Rencana pemerintah menaikkan iuran pun terus menuai penolakan. Wakil Ketua Komisi IX DPR RI dari Fraksi Partai Gerindra Putih Sari mengatakan, pemerintah sebaiknya segera merealisasikan suntikan dana pada BPJS guna menambal defisit. Sebelum iuran dinaikkan, kata dia, BPJS Kesehatan juga perlu meningkatkan kinerjanya.
"Salah satu penyebab defisit karena kinerja BPJS Kesehatan belum optimal. Jangan sampai pemerintah mencederai hati rakyat," kata Sari di Kompleks Parlemen RI, Senayan, Jakarta, Selasa (3/9).
Kalaupun akhirnya iuran jadi dinaikkan, Sari mewanti-wanti agar pelayanan dan fasilitas terhadap peserta ditingkatkan.
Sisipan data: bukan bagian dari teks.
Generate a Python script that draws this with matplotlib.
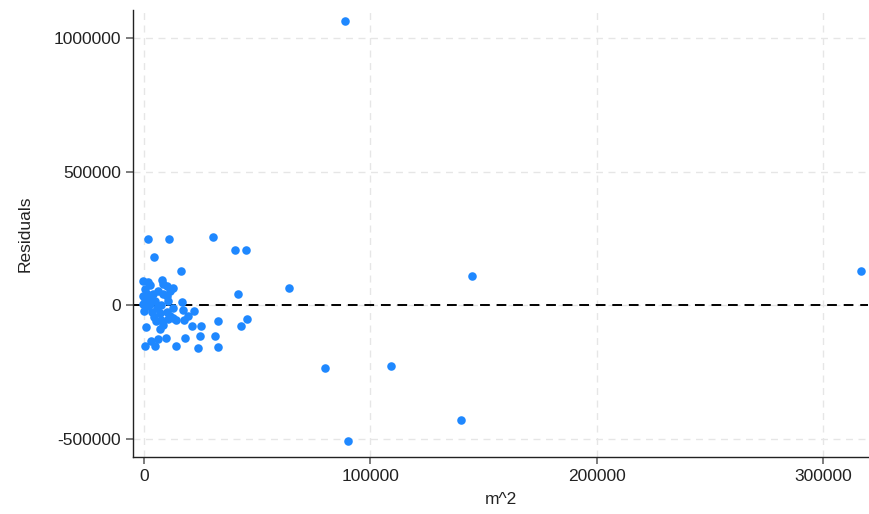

Menurut dia, sampai saat ini masih ada peserta yang mendapatkan pelayanan kurang baik. Tak sedikit masyarakat yang mengeluh karena ditolak pihak rumah sakit, pelayanan yang lambat, dan dipersulit dalam memperoleh manfaat.
Karena itu, kata dia, peningkatan pelayanan BPJS Kesehatan perlu dilakukan segera agar peserta tidak merasa dirugikan dengan kenaikan iuran yang cukup tinggi.
"Jangan sampai peningkatan premi yang terlalu tinggi, justru akan menyebabkan jumlah peserta turun," ujar Sari.
Pemerintah telah memutuskan menaikkan tarif iuran bulanan peserta mandiri kelas I dan II JKN-KIS mulai 1 Januari 2020. Iuran kelas I akan naik dari Rp 80 ribu menjadi Rp 160 ribu per jiwa per bulan. Sementara, iuran kelas II naik dari Rp 59 ribu menjadi Rp 120 ribu.
Iuran peserta penerima bantuan iuran (PBI) yang iurannya dibayar pemerintah juga naik dari Rp 23 ribu menjadi Rp 42 ribu per jiwa per bulan. Iuran yang tidak naik hanya peserta mandiri yang merupakan pekerja bukan penerima upah (PBPU) serta bukan pekerja (BP) kelas III.
Anggota DPR RI Fraksi Partai Keadilan Sejahtera (PKS) Mardani Ali Sera menyayangkan sikap pemerintah yang menaikkan iuran. Menurut dia, hal tersebut bukan solusi tepat mengatasi defisit.
Mardani menjelaskan, ada beberapa alasan utama yang membuat defisit BPJS Kesehatan selalu meningkat setiap tahunnya, salah satunya karena lebih banyaknya penggunaan layanan ketimbang jumlah peserta. Menurut catatan dia, total peserta saat ini sekitar 223,3 juta orang, tetapi penggunaannya mencapai 233,9 juta.
Kemudian, banyak perusahaan yang diketahui mengakali iuran BPJS Kesehatan karyawan yang menjadi peserta. Hal itu dilakukan agar beban yang dibayarkan perusahaan berkurang.
Selain itu, tingkat kepersertaan aktif dari pekerja bukan penerima upah masih rendah. Berdasarkan data dari Badan Pengawasan Keuangan dan Pembangunan (BPKP), peserta aktif hanya sebesar 53,7 persen.
Data kepersertaan BPJS Kesehatan juga dinilai belum akurat. Sebab, masih ada peserta yang seharusnya tak masuk sistem program, justru masuk ke dalam sistem.
"Selain itu, ditemukan peserta tidak memiliki NIK, bahkan nama ganda," ujar Mardani.
Terakhir, ia menilai sistem manajemen klaim BPJS Kesehatan belum mumpuni. Hal itu terlihat dari masih ditemukannya klaim ganda peserta yang membuat defisit bertambah.
"Bahkan, ada klaim dari peserta yang sudah tidak aktif dan yang sudah meninggal,” kata dia.
Atas sejumlah asalan itulah, ia tak sepakat dengan rencana pemerintah menaikkan iuran BPJS Kesehatan. "Menaikkan iuran ini tidak adil karena akar masalah sesungguhnya adalah pengelolaan BPJS Kesehatan, bukan pada kecilnya iuran," ujar Mardani.